地震作用下高架桥梁碰撞过程中的波动行为及减震控制

Focused on the inconsistent between the structural acceleration obtained by existing pounding model in analysis and the local acceleration affected by pounding stress wave during test, this project presents the studies on the measurement method of pounding stress wave field and acceleration field. The identification method of accurate pounding force which is based on pounding stress wave and acceleration response of highway bridges is developed. Through finite element analysis (FEA) of structural pounding, the relationship between the local wave propagation and structural vibration of superstructure is investigated. Then, the mechanism of stress wave generation and propagation during pounding and the characteristic of stress wave is revealed. Additionally, the mechanism of difference between the existing pounding model and the real stress state of the bridge is analyzed.A distributed mass pounding model considering the stress wave field effect is proposed and investigated. The parameters of above pounding model reflecting stress wave interaction are also derived and determined.

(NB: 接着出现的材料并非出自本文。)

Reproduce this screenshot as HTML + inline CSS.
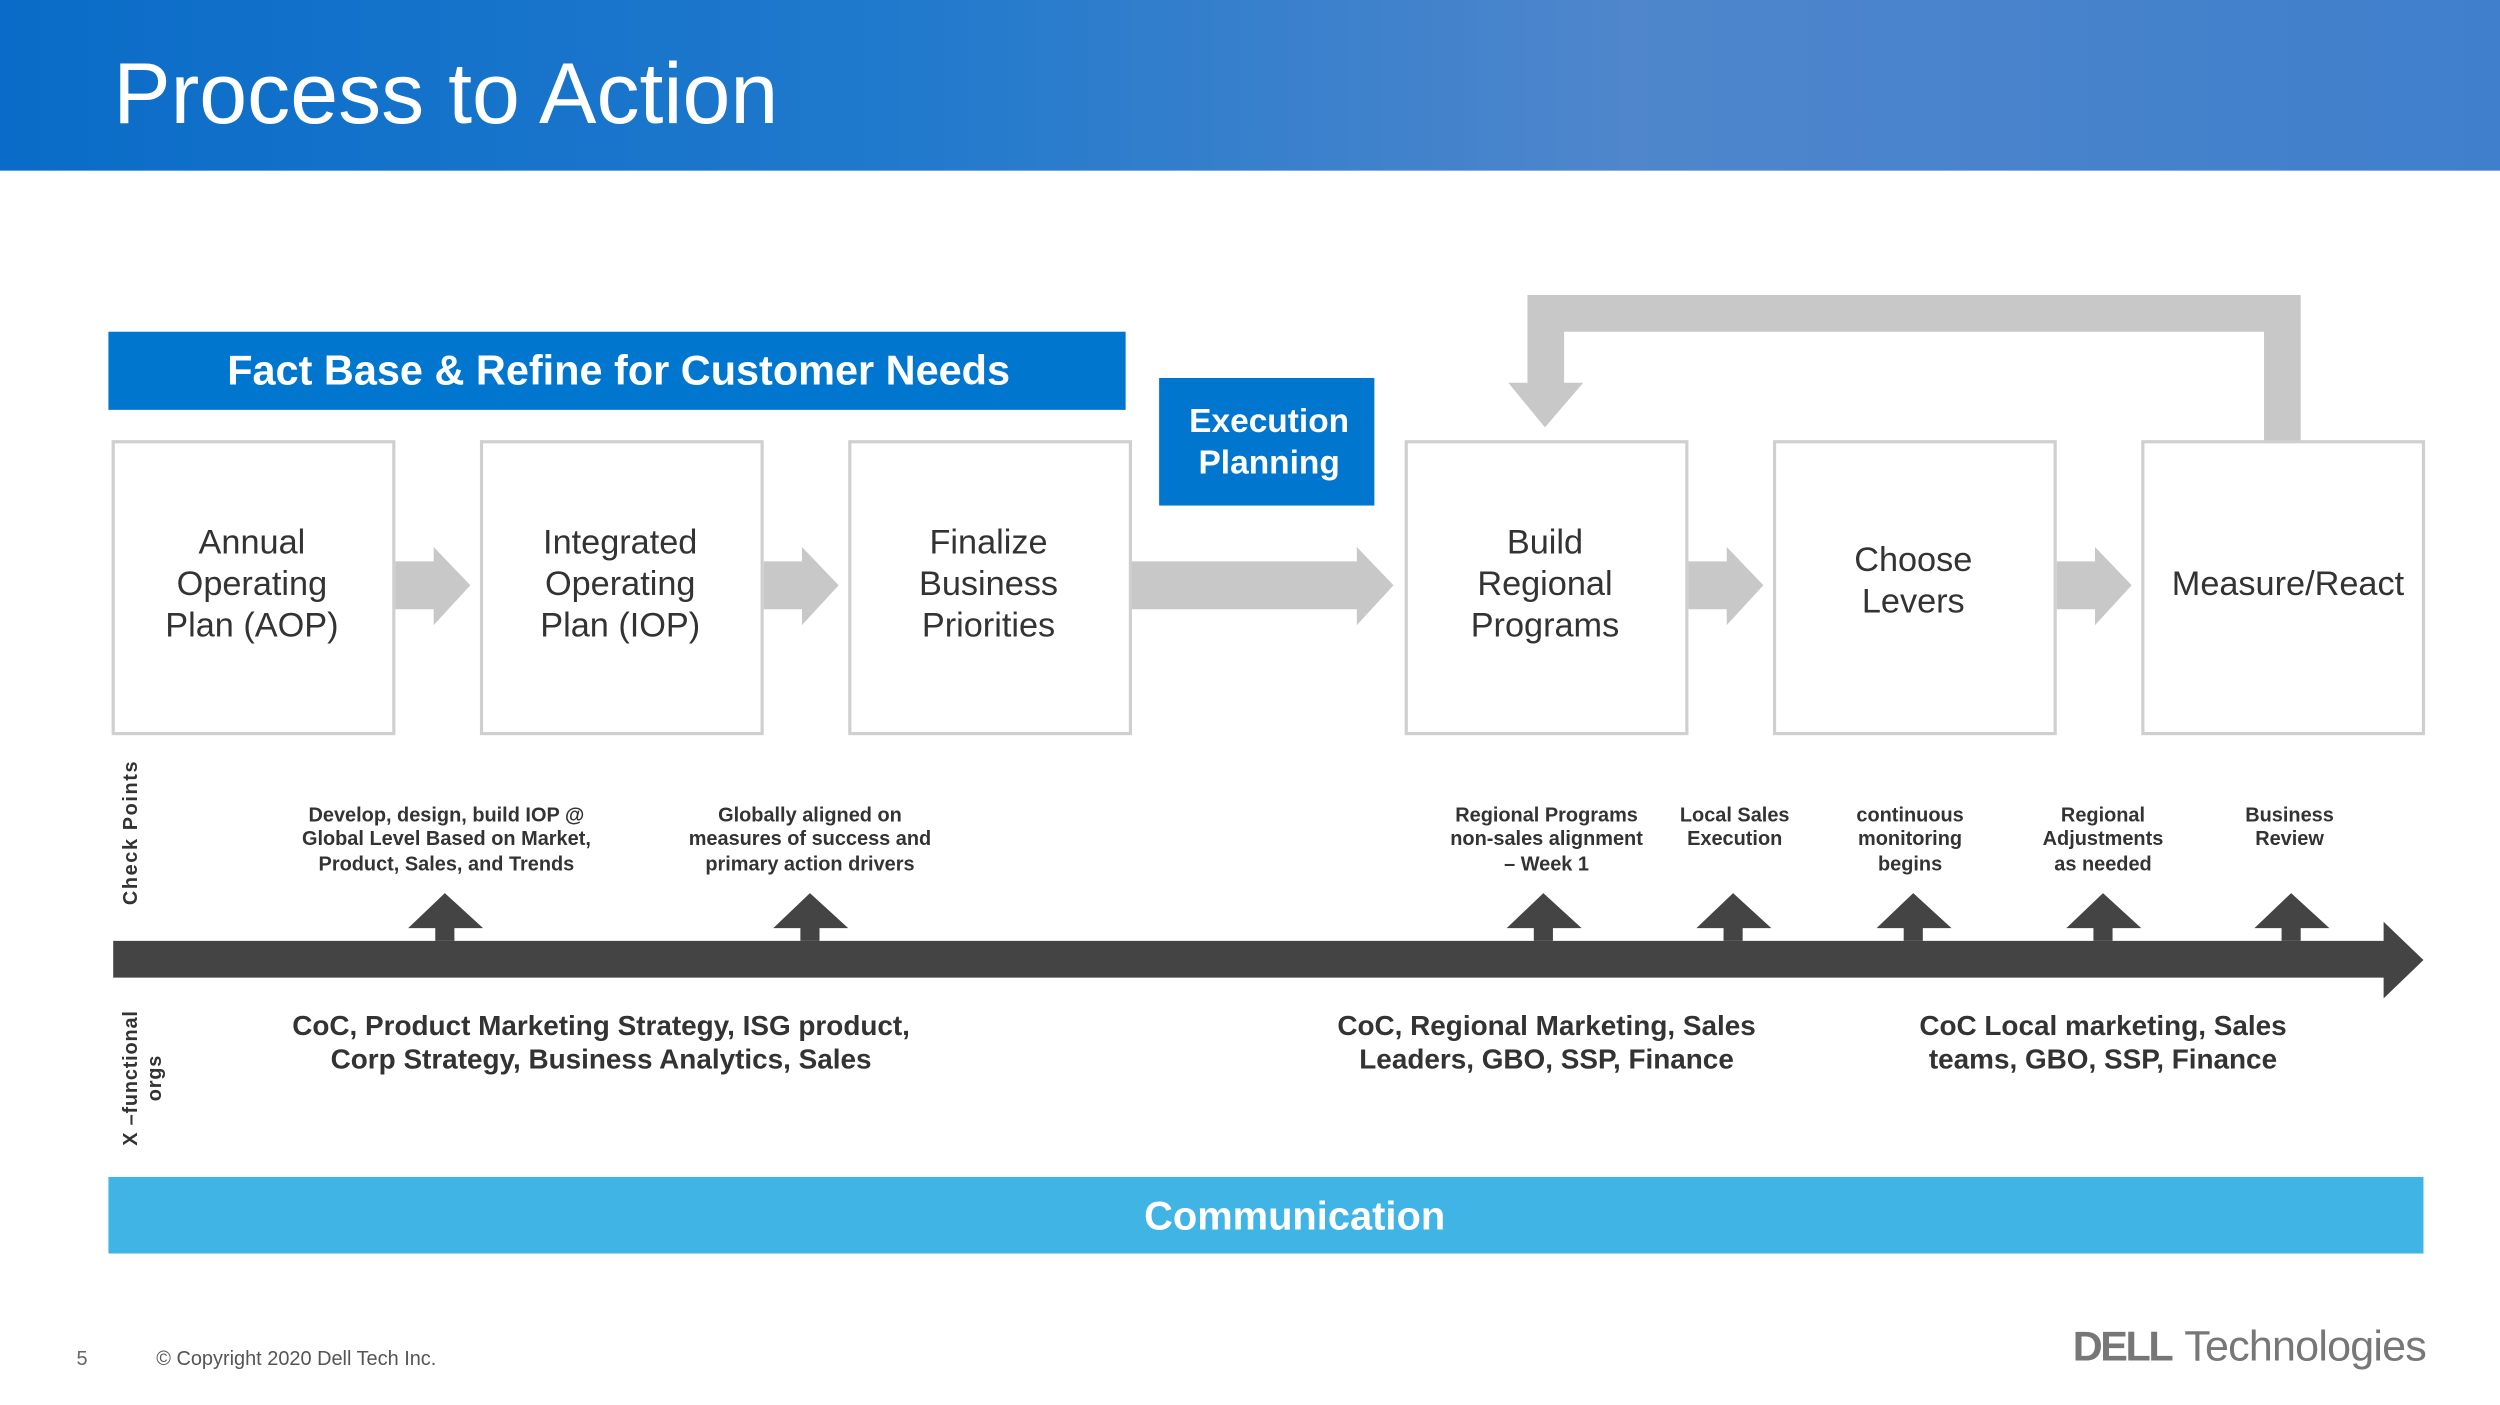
<!DOCTYPE html>
<html><head><meta charset="utf-8"><style>
html,body{margin:0;padding:0;background:#fff;width:2500px;height:1405px;overflow:hidden}
svg{display:block}
text{font-family:"Liberation Sans",Arial,sans-serif}
</style></head><body>
<svg width="2500" height="1405" viewBox="0 0 1568 881" preserveAspectRatio="none" xmlns="http://www.w3.org/2000/svg">
<defs>
<linearGradient id="hg" x1="0" y1="0" x2="1" y2="0">
<stop offset="0" stop-color="#0a6cc8"/><stop offset="0.35" stop-color="#1f79cc"/>
<stop offset="0.65" stop-color="#4f86cc"/><stop offset="1" stop-color="#3f7fcc"/>
</linearGradient>
</defs>
<rect x="0" y="0" width="1568" height="107" fill="url(#hg)"/>
<text x="71" y="77" font-size="54" fill="#fff">Process to Action</text>

<rect x="68" y="208" width="638" height="49" fill="#0076ce"/>
<text x="388" y="241" font-size="26" font-weight="bold" fill="#fff" text-anchor="middle">Fact Base &amp; Refine for Customer Needs</text>
<rect x="727" y="237" width="135" height="80" fill="#0076ce"/>
<text x="796" y="271" font-size="21" font-weight="bold" fill="#fff" text-anchor="middle">Execution</text>
<text x="796" y="297" font-size="21" font-weight="bold" fill="#fff" text-anchor="middle">Planning</text>

<path d="M1420 277 V208 H981 V240 H993 L969 268 L946 240 H958 V185 H1443 V277 Z" fill="#c8c8c8"/>

<g fill="#c8c8c8">
<path d="M248 352 H272 V343 L295 367 L272 392 V382 H248 Z"/>
<path d="M479 352 H503 V343 L526 367 L503 392 V382 H479 Z"/>
<path d="M710 352 H851 V343 L874 367 L851 392 V382 H710 Z"/>
<path d="M1059 352 H1083 V343 L1106 367 L1083 392 V382 H1059 Z"/>
<path d="M1290 352 H1314 V343 L1337 367 L1314 392 V382 H1290 Z"/>
</g>

<g fill="#fff" stroke="#cfcfcf" stroke-width="2">
<rect x="71" y="277" width="176" height="183"/>
<rect x="302" y="277" width="176" height="183"/>
<rect x="533" y="277" width="176" height="183"/>
<rect x="882" y="277" width="176" height="183"/>
<rect x="1113" y="277" width="176" height="183"/>
<rect x="1344" y="277" width="176" height="183"/>
</g>
<g font-size="21.5" fill="#333" text-anchor="middle">
<text x="158" y="347">Annual</text><text x="158" y="373">Operating</text><text x="158" y="399">Plan (AOP)</text>
<text x="389" y="347">Integrated</text><text x="389" y="373">Operating</text><text x="389" y="399">Plan (IOP)</text>
<text x="620" y="347">Finalize</text><text x="620" y="373">Business</text><text x="620" y="399">Priorities</text>
<text x="969" y="347">Build</text><text x="969" y="373">Regional</text><text x="969" y="399">Programs</text>
<text x="1200" y="358">Choose</text><text x="1200" y="384">Levers</text>
<text x="1435" y="373">Measure/React</text>
</g>

<path d="M71 590 H1495 V578 L1520 602 L1495 626 V613 H71 Z" fill="#444"/>
<g fill="#444">
<path d="M273 590 V582 H256 L279 560 L303 582 H285 V590 Z"/>
<path d="M502 590 V582 H485 L508 560 L532 582 H514 V590 Z"/>
<path d="M962 590 V582 H945 L968 560 L992 582 H974 V590 Z"/>
<path d="M1081 590 V582 H1064 L1087 560 L1111 582 H1093 V590 Z"/>
<path d="M1194 590 V582 H1177 L1200 560 L1224 582 H1206 V590 Z"/>
<path d="M1313 590 V582 H1296 L1319 560 L1343 582 H1325 V590 Z"/>
<path d="M1431 590 V582 H1414 L1437 560 L1461 582 H1443 V590 Z"/>
</g>

<g font-size="12.5" font-weight="bold" fill="#333" text-anchor="middle">
<text x="280" y="515">Develop, design, build IOP @</text>
<text x="280" y="530">Global Level Based on Market,</text>
<text x="280" y="546">Product, Sales, and Trends</text>
<text x="508" y="515">Globally aligned on</text>
<text x="508" y="530">measures of success and</text>
<text x="508" y="546">primary action drivers</text>
<text x="970" y="515">Regional Programs</text>
<text x="970" y="530">non-sales alignment</text>
<text x="970" y="546">– Week 1</text>
<text x="1088" y="515">Local Sales</text>
<text x="1088" y="530">Execution</text>
<text x="1198" y="515">continuous</text>
<text x="1198" y="530">monitoring</text>
<text x="1198" y="546">begins</text>
<text x="1319" y="515">Regional</text>
<text x="1319" y="530">Adjustments</text>
<text x="1319" y="546">as needed</text>
<text x="1436" y="515">Business</text>
<text x="1436" y="530">Review</text>
</g>

<text transform="translate(86 522) rotate(-90)" font-size="12.5" font-weight="bold" fill="#333" text-anchor="middle" letter-spacing="1">Check  Points</text>
<text transform="translate(86 676) rotate(-90)" font-size="12.5" font-weight="bold" fill="#333" text-anchor="middle" letter-spacing="0.5">X –functional</text>
<text transform="translate(101 676) rotate(-90)" font-size="12.5" font-weight="bold" fill="#333" text-anchor="middle" letter-spacing="0.5">orgs</text>

<g font-size="17.5" font-weight="bold" fill="#333" text-anchor="middle">
<text x="377" y="649">CoC, Product Marketing Strategy, ISG product,</text>
<text x="377" y="670">Corp Strategy,  Business Analytics, Sales</text>
<text x="970" y="649">CoC, Regional Marketing, Sales</text>
<text x="970" y="670">Leaders, GBO, SSP, Finance</text>
<text x="1319" y="649">CoC Local marketing, Sales</text>
<text x="1319" y="670">teams, GBO, SSP, Finance</text>
</g>

<rect x="68" y="738" width="1452" height="48" fill="#41b4e6"/>
<text x="812" y="771" font-size="25" font-weight="bold" fill="#fff" text-anchor="middle">Communication</text>

<text x="48" y="856" font-size="12.5" fill="#666">5</text>
<text x="98" y="856" font-size="12.5" fill="#555">© Copyright 2020 Dell Tech Inc.</text>
<text x="1300" y="853" font-size="26" font-weight="bold" fill="#777" letter-spacing="-1.5">DELL</text>
<text x="1370" y="853" font-size="27" fill="#777" letter-spacing="-0.5">Technologies</text>
</svg>
</body></html>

Subsequently, the mechanical behaviors and self-recovery ability of a kind of novel composite materials made of metallic pseudo-rubber and shape memory polymer under impact loading is analyzed. Based on this material, the pounding control method, corresponding mitigation effect and self-recovery properties of highway bridges are also investigated. Through this project, the pounding wave propagation behaviors and the relationship between the structural vibration and local stress wave in highway bridges during earthquake will be revealed in detail. Additionally, bridge pounding theories and analysis methods considering stress wave propagation effect will be further developed and novel self-recovery bridge pounding system will be also presented. It will also make a contribution to the development of bridge engineering. So this project is of great impprtance in the scientific significance and practical value in the safety of urban transport network and post-disaster rescue under earthquakes.

本项目针对现有碰撞分析模型中整体加速度与试验测试的应力波产生的局部加速度之间的巨大差异，研究地震作用下高架桥梁碰撞应力波场和加速度场测试方法，以及基于应力波和加速度试验测试数据的碰撞力识别方法；通过结构碰撞有限元分析，研究桥梁碰撞过程中上部结构波动与整体振动的关系，揭示碰撞过程中应力波生成、传播机制及应力场特征、现有宏观碰撞模型与桥梁实际受力状态差异的机理；研究基于碰撞应力波场的高架桥梁碰撞分布质量分析模型、碰撞模型及其参数计算方法；研究金属橡胶-形状记忆聚合物复合材料在冲击荷载下的力学行为与自恢复特性，以及基于该材料的高架桥梁碰撞控制分析方法、效果与自恢复特性。本项目研究将深刻揭示地震作用下高架桥梁碰撞波动行为及波动与振动的相互关系，发展基于应力波的桥梁碰撞分析理论与方法、以及自恢复桥梁碰撞控制体系，丰富桥梁地震工程科学，对城市交通网络地震安全与灾后应急救援具有重要的科学意义和实用价值。

针对高架桥梁在地震中的碰撞应力波对桥梁结构及测试系统的影响，本项目研究了高架桥梁碰撞过程中的应力波和加速度场的空间分布特征，提出了桥梁地震碰撞自恢复减震设备及方法：（1）测试得到了碰撞过程中的应力波信号和加速度信号，明确了应力波的波速、种类及空间分布特征；（2）建立了高架桥梁碰撞分布质量体系分析模型，得到了一维桥面板在碰撞过程中局部质点振动的解析解，数值得到了加速度在不同位置处的峰值分布规律；（3）结合高精度有限元模型得到了整体振动与刚体振动的关系，提出了局部质点加速度和与刚体振动加速度的换算公式，解释了实际试验中局部振动加速度用于后续计算分析存在局限性的问题，给出了单元网格划分精度要求；（4）基于自恢复形状记忆合金橡胶材料，试验和理论研究了该新型碰撞缓冲器的力学性能及其桥梁碰撞过程中的减震效果和可恢复性，研究结果表明，本项目提出的新型自恢复减震控制装置可以有效降低地震灾害，提高高架桥梁体系在地震中的自恢复能力。